Test conference season is upon us, and so begins the onslaught of “slides” from powerpoint / keynote / (google docs presentation app whatever-it’s-called). I have seen hundreds of presentations on a wide variety of subjects over the years and thought I’d share what I know about what a presentation tells you about the presenter.
The “freshmen” presentation
“New” presenters typically have a lot of slides with a lot of bullet points. If someone says this is their first time ever presenting, you will want to sit in the front row where you can view the 8-point type clearly. If you need to, you can scootch your chair a bit farther forward for clarity. If you can’t get a seat in the front, don’t worry – fortunately these people will read every bullet point. If you are confused about the topic, the freshmen also have that covered – their first few slides typically contain definitions from wikipedia or dictionary.com, complete with pronunciation guides (“metric” is a very difficult word to pronounce).
Design is typically black text on a white background (aka the default powerpoint design)
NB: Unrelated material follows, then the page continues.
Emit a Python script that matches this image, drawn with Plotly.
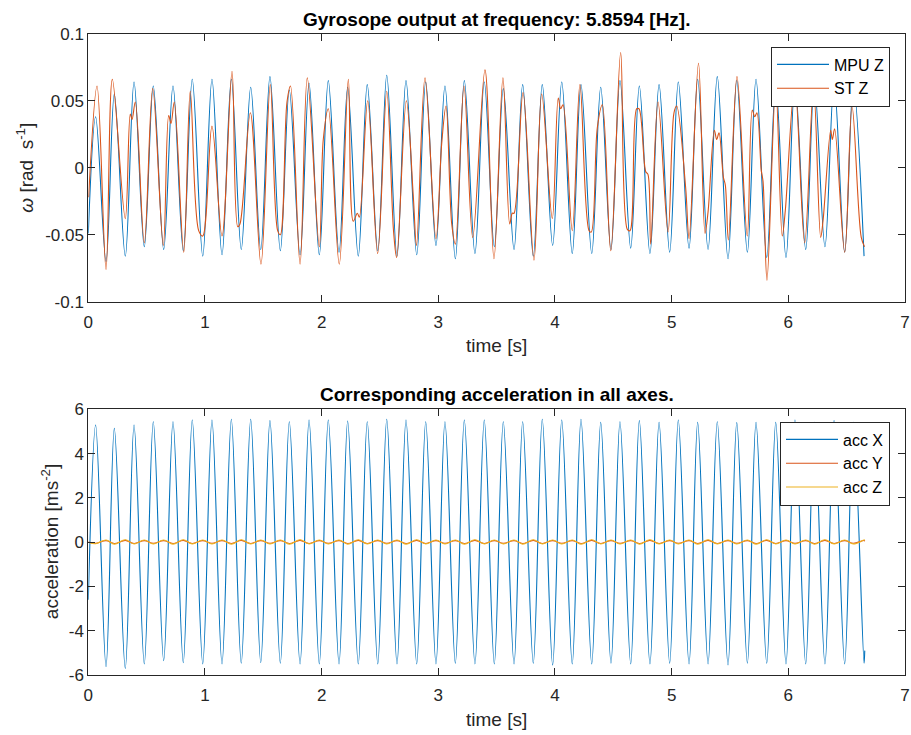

The “sophomore” presentation
The sophomore presentation experience is all about design. Two main things differentiate the sophomore from the freshmen. The presenter has some experience (i.e. they’ve explored powerpoint more). In order to show their presentation maturity, their presentations now use one of the “fancier” design templates available. Most often, these use dark text on a slightly darker background – something that looks “advanced” on a laptop screen, but looks like an oil spill on a portable conference projector. There is slightly less text per slide than the freshmen, but they make up for the space by splattering bits of clip art on each slide. Sometimes the clip art has something to do with the topic, but the main rule is that it has to fill up dead space.
Speaking-wise, sophomores don’t generally read every slide. Because they are experienced in presentation, they no longer practice presenting with their slides, and because they no longer practice with their slides, they tend to forget what they’re talking about.
The “junior” presentation
Now, you’re beginning to see the cream of the crop. These people have read about presenting, and are often (self-proclaimed) “experts”. For example, they’ve read that bullet points are bad, and pictures are good. Their presentations are filled with full page photos
stolen from web sites taken on their trip around the world. The photos are very nice and give the audience something to focus on. Unfortunately, the photos rarely have anything to do with the presentation. And – since the juniors don’t practice their presentations either, they often end up talking about what’s in the photo rather than what they meant to talk about. You know when you’ve attended a presentation by one of these folks, because you’ll walk out talking about how good the slides were rather than saying anything about the content.
The “senior” presentation
These are the people you pay to see. They may use any of the techniques above – pictures are a must, as is enough text to show off their credibility. Also – and this is very important – senior presenters absolutely must dedicate at least 25% of their allotted presentation time to talking about themselves. If you are a senior presenter, it is imperative that you sound like you know you’re stuff, and to do that, you need to establish credibility. These people may include the dictionary.com definition, but the difference is that they invented the word!
These folks tell stories and structure their talk so that you remember the important points and why those points are important to remember. Slides don’t matter – they can be as effective with bullet points as they can with a picture of a cow farting. At a typical software conference, there are 2 of these (give or take 2). But they’re worth the search.